* INSTRUCTIONS TO FOLLOW *
Nothing beyond the line containing "0.9, 0.95, 1.0];" is to be printed; print exactly each line from the start of the records below through that line, leaving out pictures.

++++

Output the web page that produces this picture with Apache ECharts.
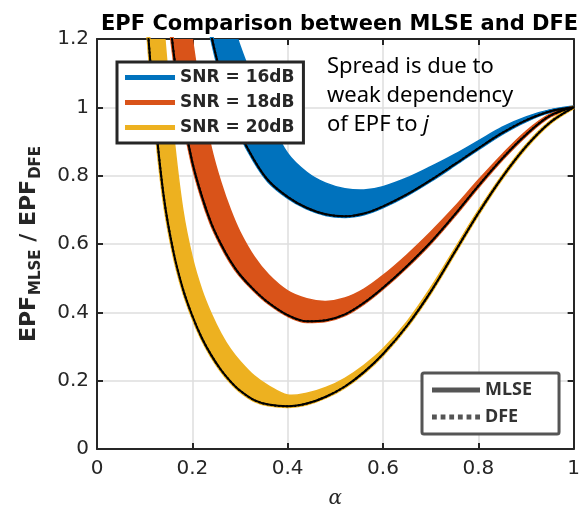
<!DOCTYPE html>
<html>
<head>
<meta charset="utf-8">
<script src="https://cdn.jsdelivr.net/npm/echarts@6/dist/echarts.min.js"></script>
<style>
  html, body { margin: 0; padding: 0; background: #fff; }
  #main { width: 583px; height: 514px; }
</style>
</head>
<body>
<div id="main"></div>
<script>
// alpha grid the curves were read at
var alpha = [0.1, 0.12, 0.14, 0.16, 0.18, 0.2, 0.22, 0.24, 0.26, 0.28, 0.3, 0.33, 0.36, 0.4,
  0.44, 0.48, 0.52, 0.56, 0.6, 0.65, 0.7, 0.75, 0.8, 0.85, 0.9, 0.95, 1.0];

// lower edge of each band (where MLSE / DFE lines sit) and upper edge (spread over j)
var snr16Low = [3.0, 2.5, 2.1, 1.85, 1.7, 1.55, 1.36, 1.21, 1.095, 1.0, 0.925, 0.845, 0.785, 0.738,
  0.706, 0.687, 0.681, 0.689, 0.71, 0.745, 0.787, 0.833, 0.88, 0.925, 0.962, 0.988, 1.0];
var snr16High = [3.5, 3.0, 2.6, 2.3, 2.0, 1.8, 1.6, 1.45, 1.35, 1.27, 1.18, 1.07, 0.97, 0.865,
  0.81, 0.778, 0.762, 0.758, 0.768, 0.793, 0.826, 0.862, 0.902, 0.942, 0.972, 0.992, 1.0];

var snr18Low = [2.3, 1.85, 1.45, 1.17, 0.98, 0.84, 0.74, 0.66, 0.6, 0.55, 0.51, 0.465, 0.428, 0.392,
  0.374, 0.377, 0.394, 0.428, 0.472, 0.535, 0.605, 0.685, 0.77, 0.85, 0.92, 0.975, 1.0];
var snr18High = [2.5, 2.2, 1.9, 1.65, 1.41, 1.2, 1.02, 0.88, 0.78, 0.7, 0.635, 0.562, 0.51, 0.463,
  0.44, 0.432, 0.442, 0.468, 0.508, 0.568, 0.635, 0.708, 0.787, 0.862, 0.93, 0.98, 1.0];

var snr20Low = [1.35, 1.0, 0.74, 0.58, 0.47, 0.39, 0.325, 0.274, 0.232, 0.198, 0.171, 0.143, 0.13, 0.125,
  0.133, 0.153, 0.183, 0.225, 0.278, 0.36, 0.46, 0.575, 0.69, 0.795, 0.885, 0.955, 1.0];
var snr20High = [2.0, 1.6, 1.24, 0.93, 0.7, 0.56, 0.465, 0.395, 0.338, 0.292, 0.257, 0.214, 0.185, 0.158,
  0.163, 0.18, 0.207, 0.245, 0.293, 0.372, 0.472, 0.585, 0.698, 0.8, 0.89, 0.958, 1.0];

var snrNames = ["SNR = 16dB", "SNR = 18dB", "SNR = 20dB"];
var snrColors = ["#0072BD", "#D95319", "#EDB120"];

var axisColor = "#262626";
var SMOOTH = 0.35;

function pairs(xs, ys) {
  return xs.map(function (x, i) {
    return [x, ys[i]];
  });
}

// one closed outline per band: lower edge forward, upper edge back
function bandRender(lo, hi) {
  return function (params, api) {
    if (params.dataIndex !== 0) return null;
    var n = alpha.length;
    var pts = [];
    for (var i = 0; i < n; i++) pts.push(api.coord([alpha[i], lo[i]]));
    for (var j = n - 2; j >= 0; j--) pts.push(api.coord([alpha[j], hi[j]]));
    var c = api.visual("color");
    return {
      type: "polygon",
      shape: { points: pts, smooth: SMOOTH },
      style: { fill: c, stroke: c, lineWidth: 1.5 },
    };
  };
}

var bands = [
  [snr16Low, snr16High],
  [snr18Low, snr18High],
  [snr20Low, snr20High],
];

var series = [];
bands.forEach(function (b, k) {
  series.push({
    name: snrNames[k],
    type: "custom",
    clip: true,
    color: snrColors[k],
    renderItem: bandRender(b[0], b[1]),
    data: b[0].map(function (v, i) {
      return [alpha[i], v, b[1][i]];
    }),
    encode: { x: 0, y: [1, 2] },
    z: 2,
  });
  series.push({
    name: snrNames[k],
    type: "line",
    data: pairs(alpha, b[0]),
    symbol: "none",
    smooth: SMOOTH,
    color: snrColors[k],
    lineStyle: { color: snrColors[k], width: 4 },
    z: 3,
  });
});
bands.forEach(function (b) {
  series.push({
    name: "MLSE",
    type: "line",
    data: pairs(alpha, b[0]),
    symbol: "none",
    smooth: SMOOTH,
    color: "#000",
    lineStyle: { color: "#000", width: 2 },
    z: 4,
  });
  series.push({
    name: "DFE",
    type: "line",
    data: pairs(alpha, b[0]),
    symbol: "none",
    smooth: SMOOTH,
    color: "#000",
    lineStyle: { color: "#000", width: 2, type: [2, 2] },
    z: 5,
  });
});

var lineIcon = "path://M0,0 L50,0 L50,5 L0,5 Z";
var dotIcon = "path://M0,0h5v5h-5z M9,0h5v5h-5z M18,0h5v5h-5z M27,0h5v5h-5z M36,0h5v5h-5z M45,0h5v5h-5z";

function baseX(pos, showLabel) {
  return {
    type: "value",
    position: pos,
    min: 0,
    max: 1,
    interval: 0.2,
    axisLine: { show: true, onZero: false, lineStyle: { color: axisColor, width: 2 } },
    axisTick: { show: true, inside: true, length: 6, lineStyle: { color: axisColor, width: 2 } },
    axisLabel: {
      show: showLabel,
      color: axisColor,
      fontSize: 20,
      fontFamily: "DejaVu Sans",
      margin: 10,
    },
    splitLine: { show: showLabel, lineStyle: { color: "#dedede", width: 1.5 } },
  };
}
function baseY(pos, showLabel) {
  return {
    type: "value",
    position: pos,
    min: 0,
    max: 1.2,
    interval: 0.2,
    axisLine: { show: true, onZero: false, lineStyle: { color: axisColor, width: 2 } },
    axisTick: { show: true, inside: true, length: 6, lineStyle: { color: axisColor, width: 2 } },
    axisLabel: {
      show: showLabel,
      color: axisColor,
      fontSize: 20,
      fontFamily: "DejaVu Sans",
      margin: 8,
    },
    splitLine: { show: showLabel, lineStyle: { color: "#dedede", width: 1.5 } },
  };
}

var xMain = baseX("bottom", true);
xMain.name = "α";
xMain.nameLocation = "middle";
xMain.nameGap = 40;
xMain.nameTextStyle = {
  color: axisColor,
  fontFamily: "DejaVu Serif",
  fontStyle: "italic",
  fontSize: 20,
};

var yMain = baseY("left", true);
yMain.name = "{m|EPF}{s|MLSE}{m| / EPF}{s|DFE}";
yMain.nameLocation = "middle";
yMain.nameGap = 53;
yMain.nameTextStyle = {
  rich: {
    m: {
      fontFamily: "DejaVu Sans",
      fontWeight: "bold",
      fontSize: 22,
      color: axisColor,
    },
    s: {
      fontFamily: "DejaVu Sans",
      fontWeight: "bold",
      fontSize: 15,
      color: axisColor,
      padding: [15, 0, 0, 1],
    },
  },
};

var option = {
  animation: false,
  backgroundColor: "#fff",
  title: {
    text: "EPF Comparison between MLSE and DFE",
    left: 96,
    top: 9,
    textStyle: {
      fontFamily: "DejaVu Sans",
      fontWeight: "bold",
      fontSize: 21,
      color: "#000",
    },
  },
  grid: { left: 97, right: 6, top: 39, bottom: 64 },
  xAxis: [xMain, baseX("top", false)],
  yAxis: [yMain, baseY("right", false)],
  legend: [
    {
      orient: "vertical",
      left: 117,
      top: 62,
      padding: [7, 9, 7, 8],
      itemGap: 8,
      itemWidth: 50,
      itemHeight: 16,
      borderColor: axisColor,
      borderWidth: 3,
      borderRadius: 0,
      backgroundColor: "#fff",
      textStyle: {
        color: axisColor,
        fontFamily: "DejaVu Sans",
        fontWeight: "bold",
        fontSize: 17,
      },
      itemStyle: { borderWidth: 0 },
      selectedMode: false,
      data: snrNames.map(function (n, k) {
        return { name: n, icon: lineIcon, itemStyle: { color: snrColors[k] } };
      }),
      z: 10,
    },
    {
      orient: "vertical",
      left: 422,
      top: 373,
      padding: [8, 27, 8, 10],
      itemGap: 9,
      itemWidth: 48,
      itemHeight: 16,
      borderColor: "#555",
      borderWidth: 3,
      borderRadius: 2,
      backgroundColor: "#fff",
      textStyle: { color: "#333", fontFamily: "Noto Sans", fontWeight: "bold", fontSize: 18 },
      itemStyle: { borderWidth: 0 },
      selectedMode: false,
      data: [
        { name: "MLSE", icon: lineIcon, itemStyle: { color: "#555" } },
        { name: "DFE", icon: dotIcon, itemStyle: { color: "#555" } },
      ],
      z: 10,
    },
  ],
  graphic: [
    {
      type: "text",
      left: 327,
      top: 52,
      z: 100,
      style: {
        text: "Spread is due to\nweak dependency\nof EPF to {i|j}",
        fontFamily: "Noto Sans",
        fontSize: 22,
        lineHeight: 29,
        fill: "#000",
        rich: {
          i: { fontFamily: "Noto Sans", fontStyle: "italic", fontSize: 22, lineHeight: 29 },
        },
      },
    },
  ],
  series: series,
};

var myChart = echarts.init(document.getElementById("main"));
myChart.setOption(option);
</script>
</body>
</html>
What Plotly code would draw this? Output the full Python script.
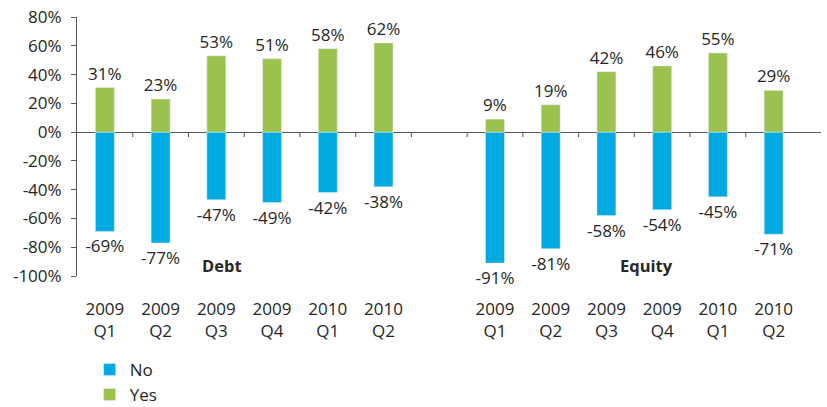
import plotly.graph_objects as go

# Survey results by quarter, Debt and Equity panels
quarters = ["2009<br>Q1", "2009<br>Q2", "2009<br>Q3", "2009<br>Q4", "2010<br>Q1", "2010<br>Q2"]
debt_yes = [31, 23, 53, 51, 58, 62]
debt_no = [-69, -77, -47, -49, -42, -38]
equity_yes = [9, 19, 42, 46, 55, 29]
equity_no = [-91, -81, -58, -54, -45, -71]
group_names = ["Debt", "Equity"]
y_ticks = [-100, -80, -60, -40, -20, 0, 20, 40, 60, 80]

GREEN = "#9BC24F"
BLUE = "#00A9E0"
TEXT = "#262626"
AXIS = "#595959"
FONT = "Open Sans"
FS = 17

# Category slots: Debt 0..5, empty slot 6, Equity 7..12
n = len(quarters)
debt_x = list(range(n))
equity_x = [n + 1 + i for i in range(n)]
xs = debt_x + equity_x
labels = quarters + quarters
yes_vals = debt_yes + equity_yes
no_vals = debt_no + equity_no

def pct(v):
    return f"{v}%"

fig = go.Figure()
fig.add_trace(go.Bar(
    x=xs, y=no_vals, name="No", marker_color=BLUE, width=0.34,
    text=[pct(v) for v in no_vals], textposition="outside", constraintext="none",
    textfont=dict(family=FONT, size=FS, color=TEXT), cliponaxis=False,
))
fig.add_trace(go.Bar(
    x=xs, y=yes_vals, name="Yes", marker_color=GREEN, width=0.34,
    text=[pct(v) for v in yes_vals], textposition="outside", constraintext="none",
    textfont=dict(family=FONT, size=FS, color=TEXT), cliponaxis=False,
))

# small tick marks hanging from the zero line between categories
shapes = []
for b in range(2 * n):
    shapes.append(dict(
        type="line", xref="x", yref="y", ysizemode="pixel", yanchor=0,
        x0=b + 0.5, x1=b + 0.5, y0=0, y1=-5,
        line=dict(color=AXIS, width=1),
    ))

annotations = [
    dict(x=2.1, y=-92.5, xref="x", yref="y", text=f"<b>{group_names[0]}</b>",
         showarrow=False, font=dict(family=FONT, size=16.5, color=TEXT)),
    dict(x=9.72, y=-92.5, xref="x", yref="y", text=f"<b>{group_names[1]}</b>",
         showarrow=False, font=dict(family=FONT, size=16.5, color=TEXT)),
]

fig.update_layout(
    width=827, height=407,
    margin=dict(l=77, r=6, t=17, b=131, autoexpand=False),
    paper_bgcolor="white", plot_bgcolor="white",
    barmode="relative",
    font=dict(family=FONT, size=FS, color=TEXT),
    shapes=shapes, annotations=annotations,
    showlegend=True,
    legend=dict(
        orientation="v", x=0.017, xanchor="left", y=-0.293, yanchor="top",
        font=dict(family=FONT, size=FS, color=TEXT),
        traceorder="normal", bgcolor="rgba(0,0,0,0)",
        tracegroupgap=0,
    ),
    xaxis=dict(
        range=[-0.5, 12.85], tickvals=xs, ticktext=labels,
        showline=False, showgrid=False, zeroline=False, ticks="",
        automargin=False,
        ticklabelstandoff=21, tickfont=dict(family=FONT, size=FS, color=TEXT),
    ),
    yaxis=dict(
        range=[-100, 80], tickvals=y_ticks, ticktext=[pct(v) for v in y_ticks],
        showline=True, linecolor=AXIS, linewidth=1,
        ticks="outside", ticklen=5, tickcolor=AXIS, automargin=False,
        showgrid=False, zeroline=True, zerolinecolor=AXIS, zerolinewidth=1,
        ticklabelstandoff=6, tickfont=dict(family=FONT, size=FS, color=TEXT),
    ),
)

fig.write_html("out.html")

++++

* WRITTEN RESPONSE *
Output the web page that produces this picture with Apache ECharts.
<!DOCTYPE html>
<html>
<head>
<meta charset="utf-8">
<script src="https://cdn.jsdelivr.net/npm/echarts@6/dist/echarts.min.js"></script>
<style>
  html, body { margin: 0; padding: 0; background: #fff; }
  #main { width: 583px; height: 514px; }
</style>
</head>
<body>
<div id="main"></div>
<script>
// alpha grid the curves were read at
var alpha = [0.1, 0.12, 0.14, 0.16, 0.18, 0.2, 0.22, 0.24, 0.26, 0.28, 0.3, 0.33, 0.36, 0.4,
  0.44, 0.48, 0.52, 0.56, 0.6, 0.65, 0.7, 0.75, 0.8, 0.85, 0.9, 0.95, 1.0];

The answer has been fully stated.